Retype only what runs from the beginning of the data through the line with "-8.709, -8.763, -8.709];"; please omit the pictures and keep every line exact.

□ □ □ □ □

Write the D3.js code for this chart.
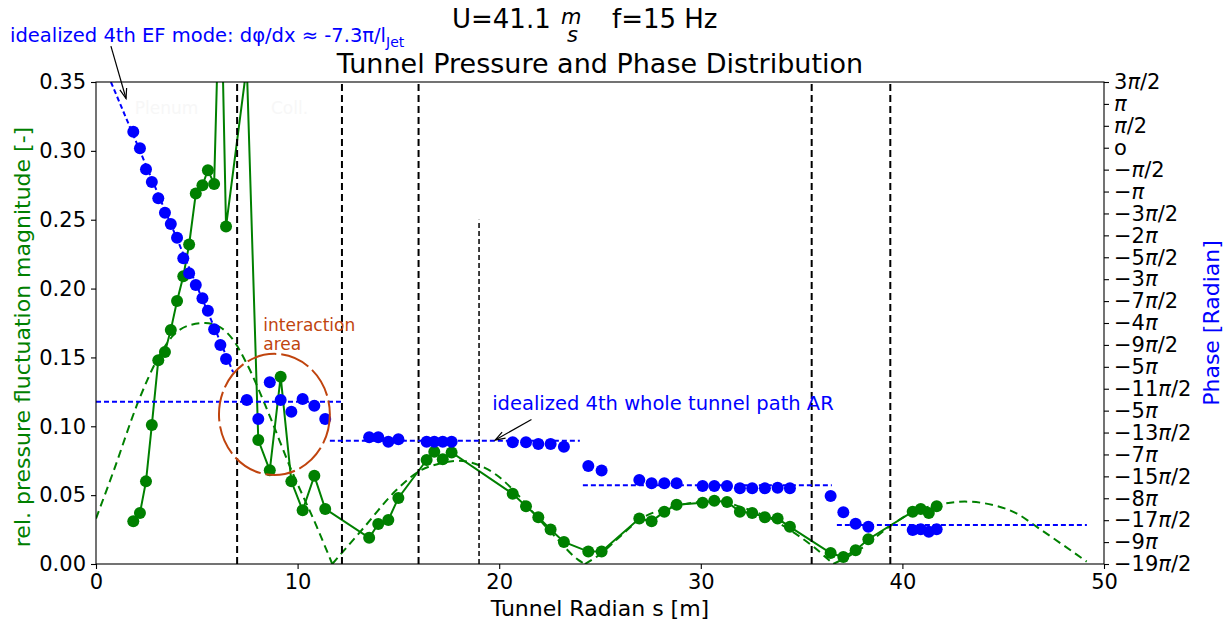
<!DOCTYPE html>
<html>
<head>
<meta charset="utf-8">
<script src="https://cdn.jsdelivr.net/npm/d3@7"></script>
<style>
  body { margin: 0; background: #fff; }
  svg { font-family: "DejaVu Sans", sans-serif; }
</style>
</head>
<body>
<svg id="chart" width="1231" height="628"></svg>
<script>
// tunnel positions of the microphones [m]
const sPos = [1.85, 2.18, 2.48, 2.77, 3.09, 3.42, 3.71, 4.02, 4.33, 4.62, 4.95, 5.28, 5.55, 5.86, 6.17, 6.45,
  7.48, 8.05, 8.62, 9.16, 9.69, 10.25, 10.83, 11.37, 13.55, 14.0, 14.5, 15.0, 16.4, 16.78, 17.2, 17.64,
  20.67, 21.33, 21.94, 22.55, 23.21, 24.42, 25.08, 26.95, 27.56, 28.19, 28.8, 30.09, 30.67, 31.3,
  31.94, 32.55, 33.18, 33.81, 34.42, 36.44, 37.07, 37.68, 38.31, 40.51, 40.91, 41.31, 41.7];

// rel. pressure fluctuation magnitude [-]
const magnitude = [0.031, 0.037, 0.060, 0.101, 0.148, 0.154, 0.170, 0.191, 0.209, 0.232, 0.269, 0.275, 0.286, 0.276, 0.445, 0.245,
  0.362, 0.090, 0.068, 0.136, 0.060, 0.039, 0.064, 0.040, 0.019, 0.029, 0.032, 0.048, 0.0755, 0.0815, 0.076, 0.081,
  0.051, 0.042, 0.034, 0.025, 0.016, 0.009, 0.009, 0.033, 0.031, 0.038, 0.043, 0.0445, 0.046, 0.045,
  0.038, 0.037, 0.034, 0.033, 0.027, 0.008, 0.005, 0.010, 0.018, 0.038, 0.040, 0.037, 0.042];

// phase in units of pi
const phasePi = [0.366, -0.013, -0.492, -0.782, -1.155, -1.483, -1.741, -2.053, -2.524, -2.866, -3.133, -3.437, -3.72, -4.144, -4.503, -4.822,
  -5.758, -6.192, -5.353, -5.758, -6.025, -5.735, -5.888, -6.192, -6.609, -6.609, -6.709, -6.655, -6.709, -6.709, -6.709, -6.709,
  -6.723, -6.723, -6.762, -6.762, -6.823, -7.264, -7.366, -7.583, -7.658, -7.658, -7.658, -7.72, -7.72, -7.72,
  -7.773, -7.773, -7.773, -7.759, -7.773, -7.949, -8.32, -8.58, -8.649, -8.724, -8.709, -8.763, -8.709];

// idealized magnitude (standing wave), [s, value], lobes end at zeros
const fitCurve = [[0, 0.033], [0.86, 0.067], [2.1, 0.118], [3.09, 0.150], [3.83, 0.166], [4.66, 0.1735], [5.41, 0.175],
  [6.15, 0.172], [6.81, 0.1626], [7.47, 0.1457], [8.63, 0.107], [9.62, 0.0707], [10.95, 0.0271], [11.72, 0],
  [13.26, 0.026], [14.9, 0.0537], [15.99, 0.067], [17.06, 0.073], [17.97, 0.075], [18.97, 0.0719], [19.87, 0.0646],
  [20.86, 0.0513], [21.86, 0.0344], [22.85, 0.0187], [23.92, 0.003], [24.25, 0],
  [25.0, 0.007], [26.0, 0.02], [26.95, 0.032], [28.3, 0.0405], [29.63, 0.0445], [30.8, 0.0465], [31.94, 0.0416],
  [33.27, 0.0344], [34.42, 0.0247], [35.58, 0.0126], [36.57, 0],
  [37.73, 0.009], [39.4, 0.0276], [40.54, 0.038], [41.7, 0.0428], [43.1, 0.0453], [44.5, 0.0428], [45.66, 0.0368],
  [46.65, 0.0271], [47.97, 0.0138], [49.14, 0.0017]];

// idealized phase lines, [s, phase/pi]
const phaseFits = [
  [[0.74, 1.5], [6.8, -5.12]],
  [[0, -5.80], [12.2, -5.80]],
  [[11.6, -6.69], [24.0, -6.69]],
  [[24.15, -7.70], [36.5, -7.70]],
  [[36.75, -8.61], [49.15, -8.61]]
];

const wallPos = [7.0, 12.2, 16.0, 35.5, 39.4];
const xTicks = [0, 10, 20, 30, 40, 50];
const yTicks = [0, 0.05, 0.10, 0.15, 0.20, 0.25, 0.30, 0.35];
const phaseTickLabels = ['3π/2', 'π', 'π/2', 'o', '−π/2', '−π', '−3π/2', '−2π', '−5π/2', '−3π', '−7π/2', '−4π',
  '−9π/2', '−5π', '−11π/2', '−5π', '−13π/2', '−7π', '−15π/2', '−8π', '−17π/2', '−9π', '−19π/2'];

let padLeft = 96, padRight = 1104, padTop = 82, padBottom = 564;
let svg = d3.select('#chart');

let x = d3.scaleLinear().domain([0, 50]).range([padLeft, padRight]);
let y = d3.scaleLinear().domain([0, 0.35]).range([padBottom, padTop]);
let yPhase = d3.scaleLinear().domain([-19 * Math.PI / 2, 3 * Math.PI / 2]).range([padBottom, padTop]);

let points = sPos.map((s, i) => ({ s: s, mag: magnitude[i], phase: phasePi[i] * Math.PI }));

let defs = svg.append('defs');
defs.append('clipPath').attr('id', 'plot-clip')
  .append('rect').attr('x', padLeft).attr('y', padTop).attr('width', padRight - padLeft).attr('height', padBottom - padTop);

defs.append('marker')
  .attr('id', 'arrow')
  .attr('markerUnits', 'userSpaceOnUse')
  .attr('markerWidth', 14).attr('markerHeight', 14)
  .attr('refX', 0).attr('refY', 0)
  .attr('viewBox', '-12 -7 14 14')
  .attr('orient', 'auto')
  .append('path')
  .attr('d', 'M-10,-3.5 L0,0 L-10,3.5')
  .attr('fill', 'none').attr('stroke', 'black').attr('stroke-width', 1.2);

let plot = svg.append('g').attr('clip-path', 'url(#plot-clip)');

// faint region names
plot.selectAll('.region')
  .data([['Plenum', 3.5], ['Coll.', 9.6]])
  .enter().append('text')
  .attr('x', d => x(d[1])).attr('y', y(0.327))
  .attr('text-anchor', 'middle')
  .style('font-size', '17px').style('fill', '#f7f7f7')
  .text(d => d[0]);

// idealized magnitude, lobe by lobe
let lobes = [[]];
fitCurve.forEach((p, i) => {
  lobes[lobes.length - 1].push(p);
  if (p[1] === 0 && i < fitCurve.length - 1) lobes.push([p]);
});
let fitLine = d3.line().x(d => x(d[0])).y(d => y(d[1])).curve(d3.curveMonotoneX);
plot.selectAll('.fit')
  .data(lobes)
  .enter().append('path')
  .attr('d', fitLine)
  .attr('fill', 'none').attr('stroke', 'green').attr('stroke-width', 2)
  .attr('stroke-dasharray', '8,5');

// measured magnitude
plot.append('path')
  .datum(points)
  .attr('d', d3.line().x(d => x(d.s)).y(d => y(d.mag)))
  .attr('fill', 'none').attr('stroke', 'green').attr('stroke-width', 2);

plot.selectAll('.mag')
  .data(points)
  .enter().append('circle')
  .attr('cx', d => x(d.s)).attr('cy', d => y(d.mag)).attr('r', 6)
  .attr('fill', 'green');

// section boundaries
plot.selectAll('.wall')
  .data(wallPos)
  .enter().append('line')
  .attr('x1', d => x(d)).attr('x2', d => x(d))
  .attr('y1', y(0)).attr('y2', y(0.35))
  .attr('stroke', 'black').attr('stroke-width', 2).attr('stroke-dasharray', '7,4');

plot.append('line')
  .attr('x1', x(19)).attr('x2', x(19))
  .attr('y1', y(0)).attr('y2', y(0.25))
  .attr('stroke', 'black').attr('stroke-width', 1.5).attr('stroke-dasharray', '5,3');

// idealized phase
plot.selectAll('.pfit')
  .data(phaseFits)
  .enter().append('path')
  .attr('d', d3.line().x(d => x(d[0])).y(d => yPhase(d[1] * Math.PI)))
  .attr('fill', 'none').attr('stroke', 'blue').attr('stroke-width', 2)
  .attr('stroke-dasharray', '5,3');

plot.selectAll('.phase')
  .data(points)
  .enter().append('circle')
  .attr('cx', d => x(d.s)).attr('cy', d => yPhase(d.phase)).attr('r', 6)
  .attr('fill', 'blue');

// interaction area
let orange = '#c0440e';
plot.append('ellipse')
  .attr('cx', x(8.85)).attr('cy', y(0.1086))
  .attr('rx', x(8.85 + 2.75) - x(8.85)).attr('ry', y(0) - y(0.044))
  .attr('fill', 'none').attr('stroke', orange).attr('stroke-width', 2)
  .attr('stroke-dasharray', '30,5');

svg.selectAll('.inter')
  .data(['interaction', 'area'])
  .enter().append('text')
  .attr('x', x(8.3)).attr('y', (d, i) => y(0.169) + i * 19)
  .style('font-size', '17px').style('fill', orange)
  .text(d => d);

// annotations
svg.append('text')
  .attr('x', x(19.65)).attr('y', y(0.1115))
  .style('font-size', '19.5px').style('fill', 'blue')
  .text('idealized 4th whole tunnel path AR');

svg.append('line')
  .attr('x1', x(21.6)).attr('y1', y(0.105))
  .attr('x2', x(19.8)).attr('y2', y(0.090))
  .attr('stroke', 'black').attr('stroke-width', 1.2)
  .attr('marker-end', 'url(#arrow)');

let efText = svg.append('text')
  .attr('x', 10).attr('y', 42)
  .style('font-size', '19.5px').style('fill', 'blue');
efText.append('tspan').text('idealized 4th EF mode: dφ/dx ≈ -7.3π/l');
efText.append('tspan').attr('dy', 5).style('font-size', '14px').text('Jet');

svg.append('line')
  .attr('x1', x(0.74)).attr('y1', y(0.376))
  .attr('x2', x(1.49)).attr('y2', y(0.338))
  .attr('stroke', 'black').attr('stroke-width', 1.2)
  .attr('marker-end', 'url(#arrow)');

// axes
let xAxis = svg.append('g')
  .attr('transform', `translate(0, ${padBottom})`)
  .call(d3.axisBottom(x).tickValues(xTicks).tickSize(5).tickPadding(5).tickFormat(d3.format('d')));

let yAxis = svg.append('g')
  .attr('transform', `translate(${padLeft}, 0)`)
  .call(d3.axisLeft(y).tickValues(yTicks).tickSize(5).tickPadding(5).tickFormat(d3.format('.2f')));

let phaseTicks = phaseTickLabels.map((t, i) => (3 - i) * Math.PI / 2);
let rAxis = svg.append('g')
  .attr('transform', `translate(${padRight}, 0)`)
  .call(d3.axisRight(yPhase).tickValues(phaseTicks).tickSize(5).tickPadding(5)
    .tickFormat((d, i) => phaseTickLabels[i]));

rAxis.selectAll('text').each(function () {
  let label = d3.select(this);
  let parts = label.text().split(/(π)/);
  label.text('');
  parts.filter(p => p).forEach(p => {
    label.append('tspan').style('font-style', p === 'π' ? 'italic' : null).text(p);
  });
});

[xAxis, yAxis, rAxis].forEach(a => {
  a.select('.domain').remove();
  a.selectAll('line').attr('stroke', 'black').attr('stroke-width', 1.1);
  a.selectAll('text').style('font-size', '21px').style('font-family', '"DejaVu Sans", sans-serif').attr('fill', 'black');
});

svg.append('rect')
  .attr('x', padLeft).attr('y', padTop).attr('width', padRight - padLeft).attr('height', padBottom - padTop)
  .attr('fill', 'none').attr('stroke', 'black').attr('stroke-width', 1.1);

// labels
svg.append('text')
  .attr('x', (padLeft + padRight) / 2).attr('y', 616)
  .attr('text-anchor', 'middle').style('font-size', '22px')
  .text('Tunnel Radian s [m]');

svg.append('text')
  .attr('transform', `translate(30, ${(padTop + padBottom) / 2 + 14}) rotate(-90)`)
  .attr('text-anchor', 'middle').style('font-size', '22px').style('fill', 'green')
  .text('rel. pressure fluctuation magnitude [-]');

svg.append('text')
  .attr('transform', `translate(1219, ${(padTop + padBottom) / 2}) rotate(-90)`)
  .attr('text-anchor', 'middle').style('font-size', '22px').style('fill', 'blue')
  .text('Phase [Radian]');

// titles
svg.append('text')
  .attr('x', (padLeft + padRight) / 2).attr('y', 73)
  .attr('text-anchor', 'middle').style('font-size', '27px')
  .text('Tunnel Pressure and Phase Distribution');

// U=41.1 m/s  f=15 Hz, the unit as a stacked fraction
let suptitle = svg.append('text').attr('y', 28).style('font-size', '26px');
suptitle.append('tspan').attr('x', 452).text('U=41.1');
suptitle.append('tspan').attr('x', 561).attr('y', 24)
  .style('font-size', '21px').style('font-style', 'italic').text('m');
suptitle.append('tspan').attr('x', 567).attr('y', 42)
  .style('font-size', '21px').style('font-style', 'italic').text('s');
suptitle.append('tspan').attr('x', 612).attr('y', 28).text('f=15 Hz');
</script>
</body>
</html>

□ □ □ □ □

Complete output »
Write the D3.js code for this chart.
<!DOCTYPE html>
<html>
<head>
<meta charset="utf-8">
<script src="https://cdn.jsdelivr.net/npm/d3@7"></script>
<style>
  body { margin: 0; background: #fff; }
  svg { font-family: "DejaVu Sans", sans-serif; }
</style>
</head>
<body>
<svg id="chart" width="1231" height="628"></svg>
<script>
// tunnel positions of the microphones [m]
const sPos = [1.85, 2.18, 2.48, 2.77, 3.09, 3.42, 3.71, 4.02, 4.33, 4.62, 4.95, 5.28, 5.55, 5.86, 6.17, 6.45,
  7.48, 8.05, 8.62, 9.16, 9.69, 10.25, 10.83, 11.37, 13.55, 14.0, 14.5, 15.0, 16.4, 16.78, 17.2, 17.64,
  20.67, 21.33, 21.94, 22.55, 23.21, 24.42, 25.08, 26.95, 27.56, 28.19, 28.8, 30.09, 30.67, 31.3,
  31.94, 32.55, 33.18, 33.81, 34.42, 36.44, 37.07, 37.68, 38.31, 40.51, 40.91, 41.31, 41.7];

// rel. pressure fluctuation magnitude [-]
const magnitude = [0.031, 0.037, 0.060, 0.101, 0.148, 0.154, 0.170, 0.191, 0.209, 0.232, 0.269, 0.275, 0.286, 0.276, 0.445, 0.245,
  0.362, 0.090, 0.068, 0.136, 0.060, 0.039, 0.064, 0.040, 0.019, 0.029, 0.032, 0.048, 0.0755, 0.0815, 0.076, 0.081,
  0.051, 0.042, 0.034, 0.025, 0.016, 0.009, 0.009, 0.033, 0.031, 0.038, 0.043, 0.0445, 0.046, 0.045,
  0.038, 0.037, 0.034, 0.033, 0.027, 0.008, 0.005, 0.010, 0.018, 0.038, 0.040, 0.037, 0.042];

// phase in units of pi
const phasePi = [0.366, -0.013, -0.492, -0.782, -1.155, -1.483, -1.741, -2.053, -2.524, -2.866, -3.133, -3.437, -3.72, -4.144, -4.503, -4.822,
  -5.758, -6.192, -5.353, -5.758, -6.025, -5.735, -5.888, -6.192, -6.609, -6.609, -6.709, -6.655, -6.709, -6.709, -6.709, -6.709,
  -6.723, -6.723, -6.762, -6.762, -6.823, -7.264, -7.366, -7.583, -7.658, -7.658, -7.658, -7.72, -7.72, -7.72,
  -7.773, -7.773, -7.773, -7.759, -7.773, -7.949, -8.32, -8.58, -8.649, -8.724, -8.709, -8.763, -8.709];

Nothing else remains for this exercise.